I'm facing an issue with setup I am using for ocassionally doing maintenance on a bunch of customer servers via remote SSH
Following Setup:
1 Control Server
X Arbitrary number of Customer servers set up to have a 'service' account connect to my control server via SSH.

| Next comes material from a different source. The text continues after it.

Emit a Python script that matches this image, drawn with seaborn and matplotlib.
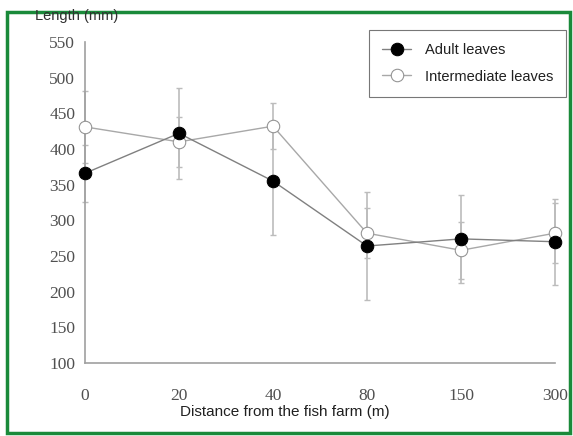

I've set up the clients to automatically connect to the control server, which has a fixed IP, via the service account using autoSSH after bootup. This is my /etc/ssh/ssh_config
on the customer machine:
# This is the ssh client system-wide configuration file. See
# ssh_config(5) for more information. This file provides defaults for
# users, and the values can be changed in per-user configuration files
# or on the command line.
# Configuration data is parsed as follows:
# 1. command line options
# 2. user-specific file
# 3. system-wide file
# Any configuration value is only changed the first time it is set.
# Thus, host-specific definitions should be at the beginning of the
# configuration file, and defaults at the end.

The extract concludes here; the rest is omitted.